EXERCISE DETAILS => Reproduce exactly the lines below, from the first through the one containing "import matplotlib.pyplot as plt", and nothing more.

--

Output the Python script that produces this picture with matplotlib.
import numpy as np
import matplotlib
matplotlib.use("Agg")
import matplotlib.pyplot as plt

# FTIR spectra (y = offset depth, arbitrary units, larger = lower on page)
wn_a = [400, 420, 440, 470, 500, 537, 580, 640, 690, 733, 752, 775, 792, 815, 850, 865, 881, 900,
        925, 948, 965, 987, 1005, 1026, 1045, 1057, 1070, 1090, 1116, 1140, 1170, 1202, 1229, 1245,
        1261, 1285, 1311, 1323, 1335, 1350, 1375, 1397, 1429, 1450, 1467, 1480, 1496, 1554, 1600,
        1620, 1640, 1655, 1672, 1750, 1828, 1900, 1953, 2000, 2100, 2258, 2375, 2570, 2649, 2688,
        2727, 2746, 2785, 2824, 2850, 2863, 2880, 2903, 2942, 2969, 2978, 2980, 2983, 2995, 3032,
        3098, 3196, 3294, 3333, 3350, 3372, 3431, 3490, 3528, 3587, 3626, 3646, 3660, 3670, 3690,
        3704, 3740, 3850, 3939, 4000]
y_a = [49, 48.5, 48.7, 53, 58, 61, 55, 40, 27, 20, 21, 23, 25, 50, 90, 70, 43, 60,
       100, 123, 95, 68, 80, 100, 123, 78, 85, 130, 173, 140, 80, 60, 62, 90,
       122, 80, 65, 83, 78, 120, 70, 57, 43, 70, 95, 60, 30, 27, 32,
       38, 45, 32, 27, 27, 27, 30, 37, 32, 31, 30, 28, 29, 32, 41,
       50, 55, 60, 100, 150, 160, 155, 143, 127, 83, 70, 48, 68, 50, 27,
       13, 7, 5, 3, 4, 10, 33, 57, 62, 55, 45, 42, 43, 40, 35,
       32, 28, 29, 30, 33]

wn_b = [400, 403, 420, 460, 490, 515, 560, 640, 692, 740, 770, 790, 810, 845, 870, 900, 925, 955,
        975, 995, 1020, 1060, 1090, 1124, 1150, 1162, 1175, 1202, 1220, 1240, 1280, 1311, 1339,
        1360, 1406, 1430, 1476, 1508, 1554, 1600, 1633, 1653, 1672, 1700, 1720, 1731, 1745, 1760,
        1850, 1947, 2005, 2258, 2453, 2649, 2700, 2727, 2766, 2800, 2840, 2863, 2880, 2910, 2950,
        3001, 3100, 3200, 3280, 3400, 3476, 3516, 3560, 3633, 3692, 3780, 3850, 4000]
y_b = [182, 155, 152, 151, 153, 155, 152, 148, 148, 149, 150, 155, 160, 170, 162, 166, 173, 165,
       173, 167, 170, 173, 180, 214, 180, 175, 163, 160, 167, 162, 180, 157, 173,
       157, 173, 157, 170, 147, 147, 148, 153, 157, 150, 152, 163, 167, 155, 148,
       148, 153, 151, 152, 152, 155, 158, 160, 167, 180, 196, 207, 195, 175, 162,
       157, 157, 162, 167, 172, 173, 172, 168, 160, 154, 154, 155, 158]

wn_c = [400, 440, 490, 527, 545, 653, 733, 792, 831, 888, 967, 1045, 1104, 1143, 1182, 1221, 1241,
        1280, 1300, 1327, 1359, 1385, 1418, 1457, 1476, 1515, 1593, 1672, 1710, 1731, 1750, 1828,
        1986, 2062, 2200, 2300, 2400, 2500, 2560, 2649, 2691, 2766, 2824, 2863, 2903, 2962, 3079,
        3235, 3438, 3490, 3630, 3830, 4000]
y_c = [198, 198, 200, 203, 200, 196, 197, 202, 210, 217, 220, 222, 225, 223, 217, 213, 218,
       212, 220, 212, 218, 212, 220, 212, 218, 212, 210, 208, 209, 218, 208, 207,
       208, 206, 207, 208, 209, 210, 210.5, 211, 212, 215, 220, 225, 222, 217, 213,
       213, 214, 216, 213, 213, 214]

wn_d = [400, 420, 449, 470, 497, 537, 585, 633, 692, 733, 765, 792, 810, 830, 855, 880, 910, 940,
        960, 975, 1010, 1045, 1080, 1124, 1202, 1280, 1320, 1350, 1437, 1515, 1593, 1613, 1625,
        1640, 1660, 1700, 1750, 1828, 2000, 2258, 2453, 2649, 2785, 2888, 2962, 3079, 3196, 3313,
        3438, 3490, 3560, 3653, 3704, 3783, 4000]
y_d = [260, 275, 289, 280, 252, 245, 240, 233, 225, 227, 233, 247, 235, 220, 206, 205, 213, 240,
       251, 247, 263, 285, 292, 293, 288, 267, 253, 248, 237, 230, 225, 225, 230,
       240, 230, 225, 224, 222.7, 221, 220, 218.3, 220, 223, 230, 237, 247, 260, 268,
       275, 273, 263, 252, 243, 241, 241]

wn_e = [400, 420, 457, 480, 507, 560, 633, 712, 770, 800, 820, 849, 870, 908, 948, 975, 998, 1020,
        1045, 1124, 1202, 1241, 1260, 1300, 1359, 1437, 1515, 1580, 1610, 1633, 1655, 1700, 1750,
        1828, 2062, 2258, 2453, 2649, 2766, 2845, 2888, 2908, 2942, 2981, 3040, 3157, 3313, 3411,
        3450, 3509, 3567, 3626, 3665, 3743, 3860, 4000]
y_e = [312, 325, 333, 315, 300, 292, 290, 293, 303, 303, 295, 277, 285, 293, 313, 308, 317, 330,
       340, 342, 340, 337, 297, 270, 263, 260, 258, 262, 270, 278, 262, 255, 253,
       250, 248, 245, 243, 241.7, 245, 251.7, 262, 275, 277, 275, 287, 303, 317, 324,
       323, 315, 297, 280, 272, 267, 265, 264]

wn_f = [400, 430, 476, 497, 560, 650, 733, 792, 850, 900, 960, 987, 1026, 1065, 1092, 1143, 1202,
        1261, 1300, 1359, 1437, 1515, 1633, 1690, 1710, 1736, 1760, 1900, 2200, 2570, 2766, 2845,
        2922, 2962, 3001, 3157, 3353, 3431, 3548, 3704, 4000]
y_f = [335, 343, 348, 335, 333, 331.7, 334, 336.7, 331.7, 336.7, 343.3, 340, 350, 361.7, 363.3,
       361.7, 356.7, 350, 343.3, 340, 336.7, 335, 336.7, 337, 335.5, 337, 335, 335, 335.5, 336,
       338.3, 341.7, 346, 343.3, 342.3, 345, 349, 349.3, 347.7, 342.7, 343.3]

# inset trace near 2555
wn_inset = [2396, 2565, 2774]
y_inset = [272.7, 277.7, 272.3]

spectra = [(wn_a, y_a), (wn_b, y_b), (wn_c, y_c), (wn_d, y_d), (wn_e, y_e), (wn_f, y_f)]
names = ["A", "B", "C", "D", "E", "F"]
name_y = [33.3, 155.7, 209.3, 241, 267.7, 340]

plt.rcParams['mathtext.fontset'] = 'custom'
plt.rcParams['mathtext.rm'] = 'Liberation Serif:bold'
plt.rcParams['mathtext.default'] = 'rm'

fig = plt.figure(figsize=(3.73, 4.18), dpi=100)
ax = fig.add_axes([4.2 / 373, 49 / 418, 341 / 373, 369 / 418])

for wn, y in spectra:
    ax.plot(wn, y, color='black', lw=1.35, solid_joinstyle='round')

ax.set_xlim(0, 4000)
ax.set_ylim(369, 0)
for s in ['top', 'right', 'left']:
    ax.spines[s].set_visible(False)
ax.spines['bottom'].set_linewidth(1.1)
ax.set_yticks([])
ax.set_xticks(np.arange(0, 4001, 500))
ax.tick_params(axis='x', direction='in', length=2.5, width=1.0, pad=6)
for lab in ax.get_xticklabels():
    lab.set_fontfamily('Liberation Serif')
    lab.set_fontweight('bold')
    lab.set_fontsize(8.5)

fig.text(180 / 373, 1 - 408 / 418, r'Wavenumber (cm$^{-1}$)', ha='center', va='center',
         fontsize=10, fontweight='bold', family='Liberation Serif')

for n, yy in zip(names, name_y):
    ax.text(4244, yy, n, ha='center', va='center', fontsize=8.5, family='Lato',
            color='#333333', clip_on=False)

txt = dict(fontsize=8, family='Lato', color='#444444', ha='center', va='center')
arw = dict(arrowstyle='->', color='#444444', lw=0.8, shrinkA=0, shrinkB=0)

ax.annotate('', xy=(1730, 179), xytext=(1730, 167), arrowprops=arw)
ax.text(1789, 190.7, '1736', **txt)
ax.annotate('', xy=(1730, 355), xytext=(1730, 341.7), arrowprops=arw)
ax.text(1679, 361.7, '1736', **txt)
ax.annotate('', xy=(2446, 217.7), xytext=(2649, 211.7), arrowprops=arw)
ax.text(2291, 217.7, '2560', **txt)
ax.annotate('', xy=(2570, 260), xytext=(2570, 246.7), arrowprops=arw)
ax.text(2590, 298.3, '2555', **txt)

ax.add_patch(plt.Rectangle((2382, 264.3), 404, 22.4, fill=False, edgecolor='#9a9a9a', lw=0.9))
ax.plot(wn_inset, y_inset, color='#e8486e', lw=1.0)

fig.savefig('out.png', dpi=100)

--

ANSWER TO THIS TASK =>
Output the Python script that produces this picture with matplotlib.
import numpy as np
import matplotlib
matplotlib.use("Agg")
import matplotlib.pyplot as plt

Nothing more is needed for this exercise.